Fella is only one of several international players on the roster: other teammates come from Australia, Honduras, Germany, Canada, Scotland, and Hong Kong. Fella’s parents met as college students in Shanghai. Her father, from a small town outside Frankfurt, was in China as a foreign-exchange student learning Chinese; her mother was a Shanghai native who’d been taking German lessons. “Sometimes we joke around that we speak ‘Chinglisherman’ at home,” she says, in the American accent she picked up from classmates at the American School, which she attended from kindergarten onward.

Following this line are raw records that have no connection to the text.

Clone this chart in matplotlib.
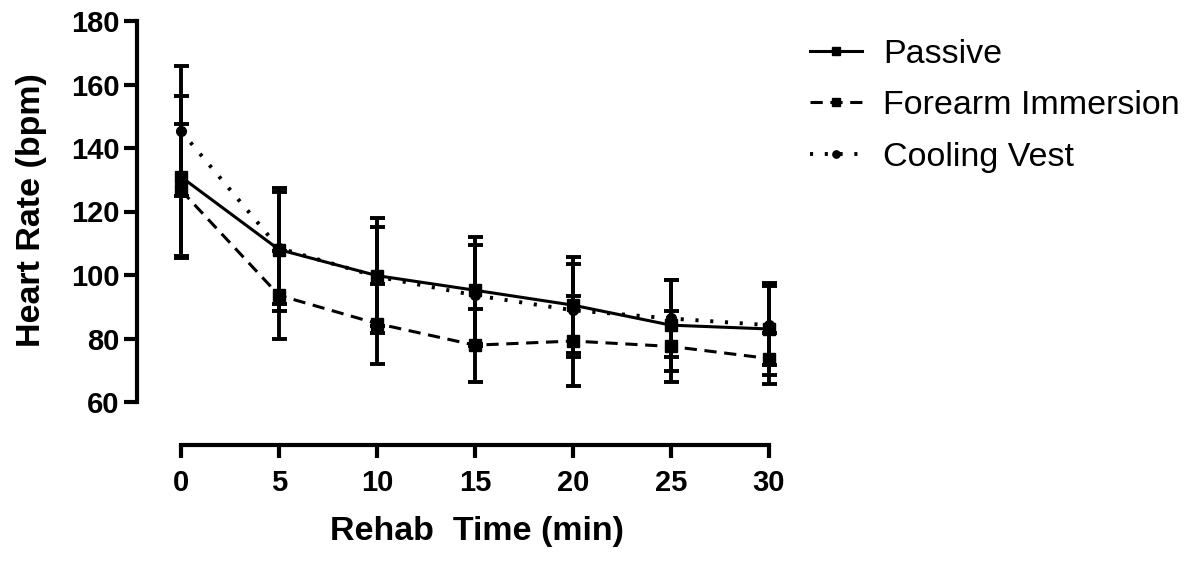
import numpy as np
import matplotlib
matplotlib.use("Agg")
import matplotlib.pyplot as plt

# rehab time (min)
time = [0, 5, 10, 15, 20, 25, 30]

# heart rate means and SD (bpm)
passive = [130.9, 108.0, 99.8, 95.2, 90.5, 84.2, 83.0]
passive_sd = [25.6, 19.4, 18.0, 16.8, 15.2, 14.3, 14.5]
forearm = [126.7, 93.6, 84.7, 77.9, 79.2, 77.5, 73.7]
forearm_sd = [20.8, 13.9, 12.6, 11.5, 14.3, 11.1, 8.1]
cooling = [145.3, 108.5, 99.5, 93.6, 88.9, 86.3, 84.2]
cooling_sd = [20.4, 17.5, 15.6, 16.0, 14.7, 12.2, 12.4]

plt.rcParams['font.family'] = ['Liberation Sans', 'DejaVu Sans']

fig = plt.figure(figsize=(12.02, 5.61), dpi=100)
ax = fig.add_axes([181/1202, 159/561, 588/1202, 381/561])

ebkw = dict(color='k', elinewidth=2.8, capsize=5.4, capthick=2.8, clip_on=False)
ax.errorbar(time, passive, yerr=passive_sd, fmt='s-', lw=2.2, ms=8,
            label='Passive', **ebkw)
ax.errorbar(time, forearm, yerr=forearm_sd, fmt='s', ls=(0, (4, 2.5)), lw=2.2, ms=8,
            label='Forearm Immersion', **ebkw)
ax.errorbar(time, cooling, yerr=cooling_sd, fmt='o', ls=(0, (0.8, 3.0)), lw=2.8, ms=7,
            label='Cooling Vest', **ebkw)

ax.set_xlim(0, 30)
ax.set_ylim(60, 180)
ax.set_xticks(time)
ax.set_yticks([60, 80, 100, 120, 140, 160, 180])

for s in ['top', 'right']:
    ax.spines[s].set_visible(False)
ax.spines['left'].set_position(('outward', 31.7))
ax.spines['bottom'].set_position(('outward', 31))
for s in ['left', 'bottom']:
    ax.spines[s].set_linewidth(3)
ax.tick_params(axis='both', length=9.5, width=3, labelsize=21)
ax.tick_params(axis='y', pad=3)
ax.tick_params(axis='x', pad=8)
for lab in ax.get_xticklabels() + ax.get_yticklabels():
    lab.set_fontweight('bold')

ax.set_ylabel('Heart Rate (bpm)', fontsize=24.5, fontweight='bold')
ax.set_xlabel('Rehab  Time (min)', fontsize=24.5, fontweight='bold')
ax.yaxis.set_label_coords(-0.228, 0.505)
ax.xaxis.set_label_coords(0.503, -0.3)

handles, labels = ax.get_legend_handles_labels()
handles = [h[0] for h in handles]
ax.legend(handles, labels, loc='upper left', bbox_to_anchor=(796/1202, 1 - 25/561),
          bbox_transform=fig.transFigure, frameon=False, fontsize=24.5,
          handlelength=1.55, handletextpad=0.62, labelspacing=0.61, borderaxespad=0,
          markerscale=0.75)

fig.savefig('out.png', dpi=100)
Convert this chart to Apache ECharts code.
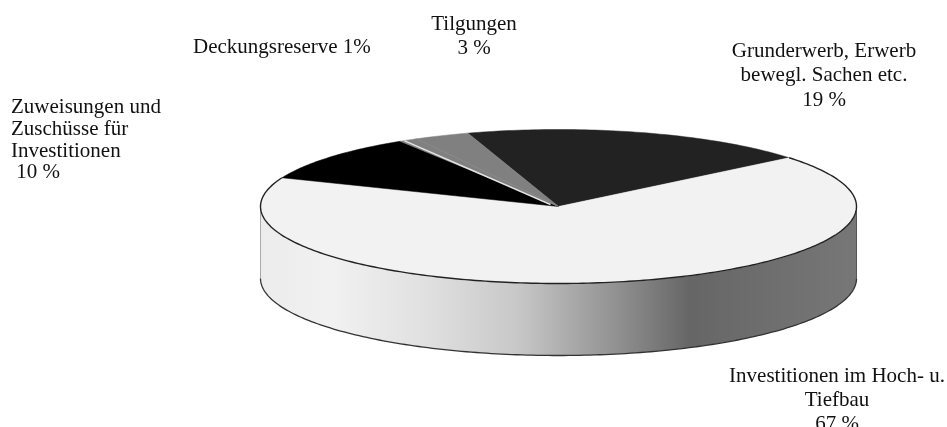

At practice on a chilly, rainy spring afternoon, two weeks ahead of the 7s national tournament in late May (from which the Crimson would return with a bronze medal), the team was cycling through a series of set plays—passing drills, scrums, line-outs. Again and again, Fella lined up with her teammates, running forward and calling for a pass, sidestepping tackles, shoveling the ball toward the next player when defenders closed in. On the sidelines, she practiced lunging into a scrum with assistant coach Justin Moss, locking her shoulder into his over and over. She had only recently come back from injury—an ankle sprain that kept her out for all of April—and she seemed to be making up for lost time, or lost intensity. “Rugby is a sport where you know you’re going to get injured,” she says. “It’s something you have to expect. If not a big injury, then bruises or a pulled muscle somewhere that’s going to hurt. That doesn’t bother me.” The hardest part of rugby, she says, “is when you’re not playing.”